1.6 billion people are in “immediate danger of having their livelihoods destroyed” by the economic impact of COVID-19, the International Labour Organization has warned.

Of the total global working population of 3.3 billion, about 2 billion work in the informal economy, often on short-term contracts or self-employment and suffered a 60% collapse in their wages in the first month of the crisis. Of these, 1.6 billion face losing their livelihoods, the ILO said on Wednesday.

“It shows I think in the starkest possible terms that the jobs employment crisis and all of its consequences is deepening by comparison with our estimates of three weeks ago,” the UN agency’s director general, Guy Ryder said during a briefing.

“For millions of workers, no income means no food, no security and no future. Millions of businesses around the world are barely breathing,” said Ryder. “They have no savings or access to credit. These are the real faces of the world of work. If we don’t help them now, they will simply perish.”

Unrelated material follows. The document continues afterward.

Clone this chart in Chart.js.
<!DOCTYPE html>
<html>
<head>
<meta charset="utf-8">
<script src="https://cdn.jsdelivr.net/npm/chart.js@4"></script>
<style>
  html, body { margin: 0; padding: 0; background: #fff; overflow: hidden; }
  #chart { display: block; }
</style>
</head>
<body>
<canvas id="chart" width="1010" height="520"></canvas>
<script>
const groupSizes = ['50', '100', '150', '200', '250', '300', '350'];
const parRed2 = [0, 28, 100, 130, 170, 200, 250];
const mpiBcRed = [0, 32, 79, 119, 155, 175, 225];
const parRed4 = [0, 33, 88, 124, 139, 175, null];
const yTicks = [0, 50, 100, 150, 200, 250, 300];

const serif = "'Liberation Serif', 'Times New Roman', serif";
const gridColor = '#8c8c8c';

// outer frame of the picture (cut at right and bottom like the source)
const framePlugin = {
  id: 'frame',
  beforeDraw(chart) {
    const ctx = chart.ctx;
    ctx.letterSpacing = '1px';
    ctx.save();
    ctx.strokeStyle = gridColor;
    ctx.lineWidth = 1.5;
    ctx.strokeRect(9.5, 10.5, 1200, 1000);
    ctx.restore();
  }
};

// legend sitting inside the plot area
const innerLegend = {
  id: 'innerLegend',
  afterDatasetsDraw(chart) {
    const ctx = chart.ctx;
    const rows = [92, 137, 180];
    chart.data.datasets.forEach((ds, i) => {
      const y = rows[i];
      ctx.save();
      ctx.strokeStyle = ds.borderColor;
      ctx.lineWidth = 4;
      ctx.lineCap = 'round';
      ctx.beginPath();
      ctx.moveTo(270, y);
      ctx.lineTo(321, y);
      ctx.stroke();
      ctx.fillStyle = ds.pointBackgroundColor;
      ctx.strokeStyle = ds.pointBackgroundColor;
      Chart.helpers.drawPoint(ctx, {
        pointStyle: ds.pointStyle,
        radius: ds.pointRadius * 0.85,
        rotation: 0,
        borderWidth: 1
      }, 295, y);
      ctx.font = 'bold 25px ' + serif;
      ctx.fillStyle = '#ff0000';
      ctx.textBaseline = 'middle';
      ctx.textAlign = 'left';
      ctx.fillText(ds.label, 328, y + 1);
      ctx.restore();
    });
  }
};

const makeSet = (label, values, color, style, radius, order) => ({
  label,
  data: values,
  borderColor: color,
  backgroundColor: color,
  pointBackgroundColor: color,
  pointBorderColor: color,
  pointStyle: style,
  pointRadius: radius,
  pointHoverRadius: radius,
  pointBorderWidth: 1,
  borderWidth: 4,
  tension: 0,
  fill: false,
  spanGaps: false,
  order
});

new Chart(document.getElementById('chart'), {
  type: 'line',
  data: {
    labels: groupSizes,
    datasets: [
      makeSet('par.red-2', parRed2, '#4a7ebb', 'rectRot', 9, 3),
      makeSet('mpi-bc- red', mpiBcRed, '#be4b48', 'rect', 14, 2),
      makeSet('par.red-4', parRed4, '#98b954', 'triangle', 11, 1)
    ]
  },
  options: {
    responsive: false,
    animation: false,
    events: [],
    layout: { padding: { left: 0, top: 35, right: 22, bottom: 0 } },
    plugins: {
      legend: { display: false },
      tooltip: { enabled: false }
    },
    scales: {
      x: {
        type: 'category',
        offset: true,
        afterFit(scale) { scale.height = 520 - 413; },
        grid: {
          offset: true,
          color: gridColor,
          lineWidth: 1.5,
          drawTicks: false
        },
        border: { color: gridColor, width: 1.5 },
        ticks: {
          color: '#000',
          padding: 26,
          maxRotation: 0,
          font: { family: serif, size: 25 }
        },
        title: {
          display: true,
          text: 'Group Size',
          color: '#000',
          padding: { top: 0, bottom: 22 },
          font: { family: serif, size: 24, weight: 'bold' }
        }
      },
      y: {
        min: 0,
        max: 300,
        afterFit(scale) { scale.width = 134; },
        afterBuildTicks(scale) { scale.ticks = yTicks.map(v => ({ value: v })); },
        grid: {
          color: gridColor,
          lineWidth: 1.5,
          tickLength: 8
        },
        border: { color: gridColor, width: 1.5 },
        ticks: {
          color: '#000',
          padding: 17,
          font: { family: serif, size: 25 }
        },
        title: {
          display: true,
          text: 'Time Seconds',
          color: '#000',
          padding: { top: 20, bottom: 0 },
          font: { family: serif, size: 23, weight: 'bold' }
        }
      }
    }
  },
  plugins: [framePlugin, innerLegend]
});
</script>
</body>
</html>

In the Americas, the loss of working hours in the second quarter is expected to reach 12.4% compared with the pre-crisis level. In Europe and central Asia, the decline is estimated at 11.8%.

This translates into a drop in the incomes of informal workers of 81% in Africa and the Americas, 21.6% in Asia and the Pacific, and 70% in Europe and central Asia.

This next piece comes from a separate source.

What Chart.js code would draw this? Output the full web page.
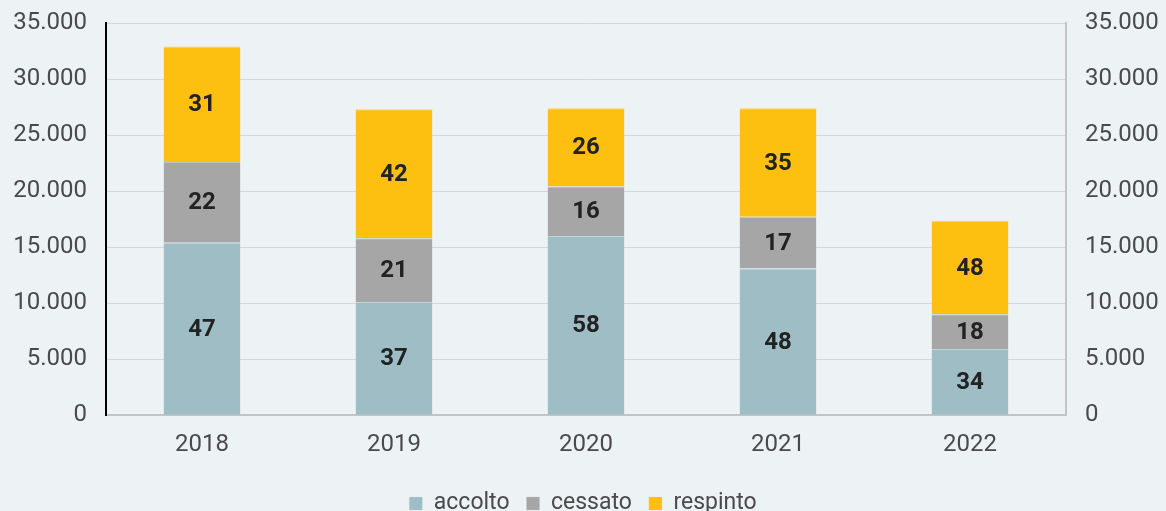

Ryder said: “The pandemic has laid bare just how precarious, just how fragile, just how unequal our world of work is. It is commonly said that this pandemic does not discriminate, and in medical terms that is right. We can all be struck by the pandemic.

“But in terms of the economic and social effects, this pandemic discriminates massively and above all it discriminates against those who are at the bottom end of the world of work, those who don’t have protection, those who don’t have resources and the basics of what we would call the essentials of a normal life.”